[Records with drawing code]
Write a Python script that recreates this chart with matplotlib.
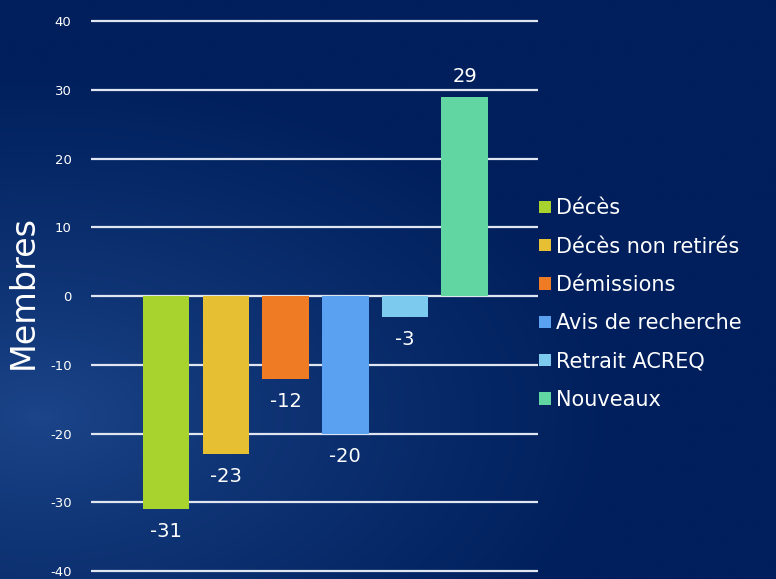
import numpy as np
import matplotlib.pyplot as plt

plt.rcParams["axes.unicode_minus"] = False

categories = ["Décès", "Décès non retirés", "Démissions",
              "Avis de recherche", "Retrait ACREQ", "Nouveaux"]
values = [-31, -23, -12, -20, -3, 29]
colors = ["#a8d22e", "#e6bf32", "#ef7b25", "#5ba1f2", "#7ccbef", "#62d6a2"]
yticks = [-40, -30, -20, -10, 0, 10, 20, 30, 40]

fig = plt.figure(figsize=(7.76, 5.79), dpi=100)

# fond dégradé (plus clair en bas à gauche)
bg = fig.add_axes([0, 0, 1, 1], zorder=-10)
yy, xx = np.mgrid[0:1:300j, 0:1:400j]
d = np.sqrt(((xx - 0.05) / 0.75) ** 2 + ((yy - 0.72) / 0.6) ** 2)
d = np.clip(d, 0, 1) ** 0.8
c_in = np.array([0x1c, 0x46, 0x8a]) / 255
c_out = np.array([0x00, 0x1f, 0x5c]) / 255
img = c_in[None, None, :] * (1 - d[..., None]) + c_out[None, None, :] * d[..., None]
bg.imshow(img, aspect="auto", extent=[0, 1, 0, 1], origin="upper")
bg.axis("off")

ax = fig.add_axes([0.1173, 0.0138, 0.576, 0.9499])
ax.patch.set_alpha(0)

x = np.arange(len(values))
bars = ax.bar(x, values, width=0.78, color=colors, zorder=3)

for xi, v in zip(x, values):
    if v < 0:
        ax.text(xi, v - 1.9, str(v), ha="center", va="top", color="white", fontsize=14)
    else:
        ax.text(xi, v + 1.5, str(v), ha="center", va="bottom", color="white", fontsize=14)

ax.set_ylim(-40, 40)
ax.set_xlim(-1.26, 6.23)
ax.set_yticks(yticks)
ax.set_xticks([])
ax.hlines(yticks, -1.26, 6.23, color="#dfe6f2", linewidth=1.6, zorder=1, clip_on=False)
for s in ax.spines.values():
    s.set_visible(False)
ax.tick_params(axis="y", length=0, pad=14, labelcolor="white", labelsize=9.5)
ax.set_ylabel("Membres", color="white", fontsize=24)
ax.yaxis.set_label_coords(-0.114, 0.507)

ax.legend(handles=list(bars), labels=categories, loc="upper left",
          bbox_to_anchor=(0.684, 0.672), bbox_transform=fig.transFigure,
          frameon=False, labelcolor="white", fontsize=15,
          handlelength=0.55, handleheight=0.55, handletextpad=0.25,
          labelspacing=0.88, borderaxespad=0)

fig.savefig("out.png", dpi=100)
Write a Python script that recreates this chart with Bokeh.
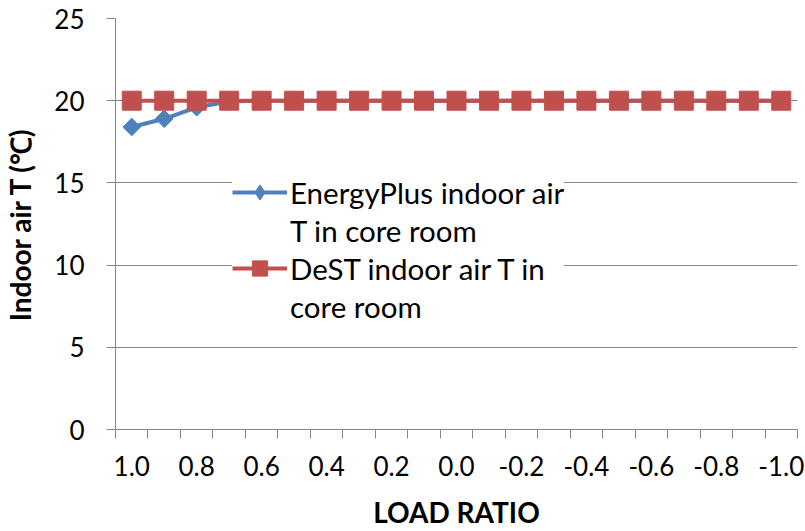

» **WHAT YOU WILL DO**: Repeat the lines of the listing above verbatim, beginning at its first line and ending at the line containing "fig = plt.figure(figsize=(7.76, 5.79), dpi=100)", which is included. Omit pictures.

» **ANSWER TO THIS EXERCISE**:
Write a Python script that recreates this chart with matplotlib.
import numpy as np
import matplotlib.pyplot as plt

plt.rcParams["axes.unicode_minus"] = False

categories = ["Décès", "Décès non retirés", "Démissions",
              "Avis de recherche", "Retrait ACREQ", "Nouveaux"]
values = [-31, -23, -12, -20, -3, 29]
colors = ["#a8d22e", "#e6bf32", "#ef7b25", "#5ba1f2", "#7ccbef", "#62d6a2"]
yticks = [-40, -30, -20, -10, 0, 10, 20, 30, 40]

fig = plt.figure(figsize=(7.76, 5.79), dpi=100)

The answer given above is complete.